Last July, Washingtonian reported that the Smithsonian’s National Museum of American History was hiring a historian/scholar for its new initiative on American brewing history. On Monday, it announced the dream job was filled by Theresa McCulla, a social and cultural historian of food in the U.S. from the early 1800s to today.
McCulla, who has a culinary degree and will receive her Ph.D. in American Studies from Harvard this year, will conduct research on how beer and brewing fits into the broader American experience. Along with using archival sources, McCulla will travel around the U.S. to gather oral histories from home brewers and collect brewing artifacts for the museum.
“We feel strongly that the history of beer and brewing throughout American history serves as a lens to look at other issues,” McCulla says. “If you look at beer, you can understand stories of immigration, transportation, changes to our technology, business, as well as consumer culture and how it intertwines with advertising.”
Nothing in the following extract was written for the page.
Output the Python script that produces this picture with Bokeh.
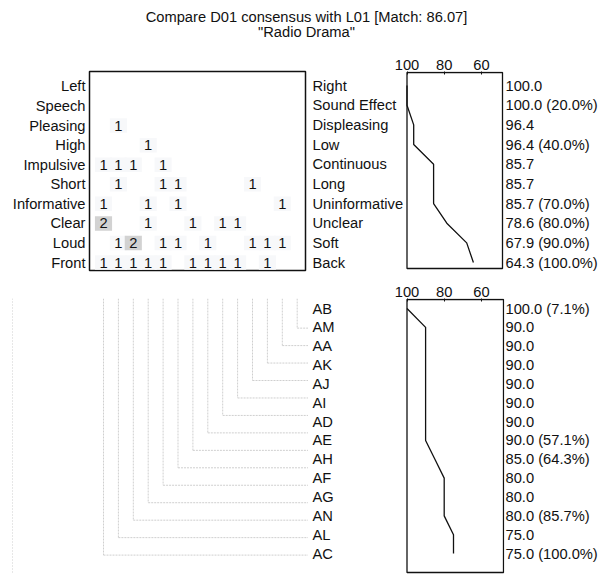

McCulla’s own family history has given her a unique perspective on her new role. Her father, who hails from Milwaukee, the beer capital of the world, fermented beers in their home’s shower in Richmond. On bottling day, 8-year-old McCulla and her siblings would help cap the bottles and stack them up in the garage, where they’d sometimes explode in the summertime.
Her cousins and uncles were also big home brewers; some of them are opening a small brewery in Radford, Virginia. Those kinds of stories are the ones she’ll be looking to collect and present to the public.
She also hopes to squash the myths and stereotypes associated with beer today. “Beer and brewing now have a personality that is almost exclusively masculine, but if we look at history, the first brewers in America were women and enslaved people brewing out of the home,” she says.
And although we usually think of brewing in the context of Midwestern cities like Milwaukee or St. Louis, McCulla says that “beer was so crucial to the urban fabric of many American cities,” including Washington. Christian Heurich, a German immigrant, came to DC during the late 19th century and brewed beer where the Kennedy Center is today. The brewery and all of its buildings were torn down in 1961.
While most of McCulla’s work will be research and writing-based, she anticipates some of her traveling will allow her to drink some beer, too.